The recipe collection
Four categories, dozens of recipes, all of them originally made by someone who never measured anything. These are the dishes that taste like a specific kitchen, a specific season, a specific person.
About this collection
I don't post a recipe unless I know something about where it came from. Not because food history is required reading, but because knowing that a dish traveled from a small town in Pennsylvania to a Detroit kitchen in 1962 changes how you taste it. It gives you something to hold onto while you cook.

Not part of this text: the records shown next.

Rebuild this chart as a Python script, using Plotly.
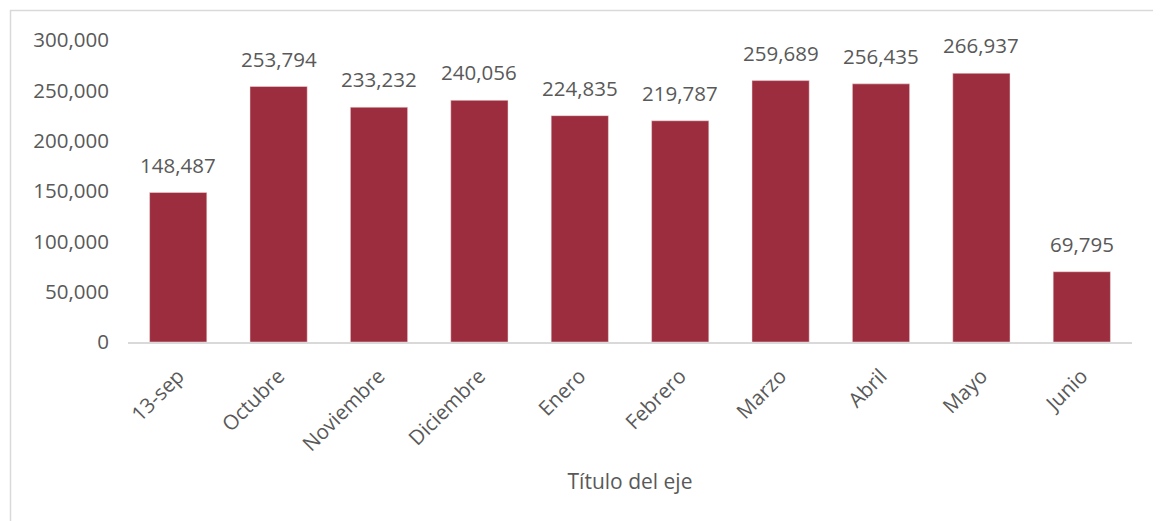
import plotly.graph_objects as go

categories = ["13-sep", "Octubre", "Noviembre", "Diciembre", "Enero", "Febrero",
              "Marzo", "Abril", "Mayo", "Junio"]
values = [148487, 253794, 233232, 240056, 224835, 219787, 259689, 256435, 266937, 69795]
y_tickvals = [0, 50000, 100000, 150000, 200000, 250000, 300000]
x_title = "Título del eje"

FONT = "Open Sans"
GRAY = "#595959"
BAR = "#9C2D3F"
FS = 20.5

fig = go.Figure()
fig.add_trace(go.Bar(
    x=categories, y=values,
    marker=dict(color=BAR, line=dict(color="#f2dede", width=0.5)),
    hoverinfo="x+y",
))

for c, v in zip(categories, values):
    fig.add_annotation(x=c, y=v, text=f"{v:,}", showarrow=False,
                       yanchor="bottom", yshift=12,
                       font=dict(family=FONT, size=FS, color=GRAY))

fig.update_layout(
    width=1161, height=521,
    margin=dict(l=120, r=37, t=32, b=187),
    paper_bgcolor="white", plot_bgcolor="white",
    bargap=0.43,
    showlegend=False,
    font=dict(family=FONT, size=FS, color=GRAY),
)
fig.update_xaxes(
    showline=True, linecolor="#d9d9d9", linewidth=2,
    tickangle=-45, ticks="", showgrid=False,
    tickfont=dict(family=FONT, size=FS, color=GRAY),
    ticklabelstandoff=12,
    title=dict(text=x_title, font=dict(family=FONT, size=21, color=GRAY), standoff=18),
    automargin=False,
)
fig.update_yaxes(
    range=[0, 300000], tickvals=y_tickvals, tickformat=",",
    showgrid=False, zeroline=False, showline=False, ticks="",
    tickfont=dict(family=FONT, size=FS, color=GRAY),
    ticklabelstandoff=18,
    automargin=False,
)

# outer chart border (reference pixel coords mapped to paper coords)
W, H = 1004.0, 302.0
def px(x):
    return (x - 128) / W
def py(y):
    return (342 - y) / H
fig.add_shape(type="rect", xref="paper", yref="paper",
              x0=px(10.5), x1=px(1158.5), y0=py(540), y1=py(10.5),
              line=dict(color="#d9d9d9", width=1.5), fillcolor="rgba(0,0,0,0)",
              layer="below")

fig.write_html("out.html")
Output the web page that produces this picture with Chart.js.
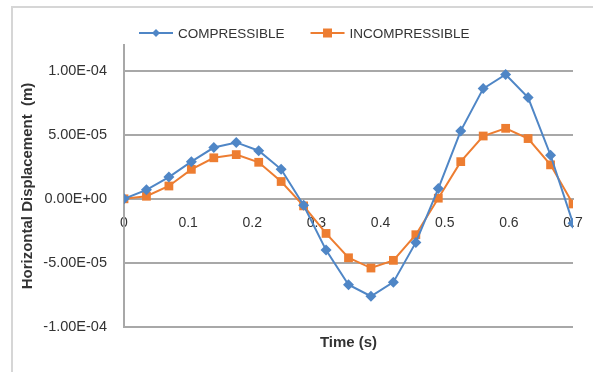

Most of these recipes went through at least three attempts before landing here. Some went through twelve. The grandmother's chicken stew took two years and eighteen batches. The version below is the one that finally made my mother go quiet and just eat without saying anything, which is the highest praise she gives.
Category 01
These are the recipes that lived in someone's hands before they lived on paper. Slow braises, hearty stews, and the kind of soups that take all day and fill a house with a smell you chase for the rest of your life.
Category 02
Not the fancy Sunday recipes. The Tuesday ones. The things parents made reliably for years because the family would eat them. Often humble, often fast, and often surprisingly good when you return to them as an adult.
Category 03
The baked goods are often the most personal recipes of all. Bread that only rises correctly in a specific kitchen at a specific altitude. Pie crust made with lard that tastes completely different from butter. Cookies that have to be a little underdone or they don't taste right.
Category 04
The recipes that are tied so tightly to a time of year that making them in July feels like a small violation of something. They taste partly of the season and partly of every previous time you've had them.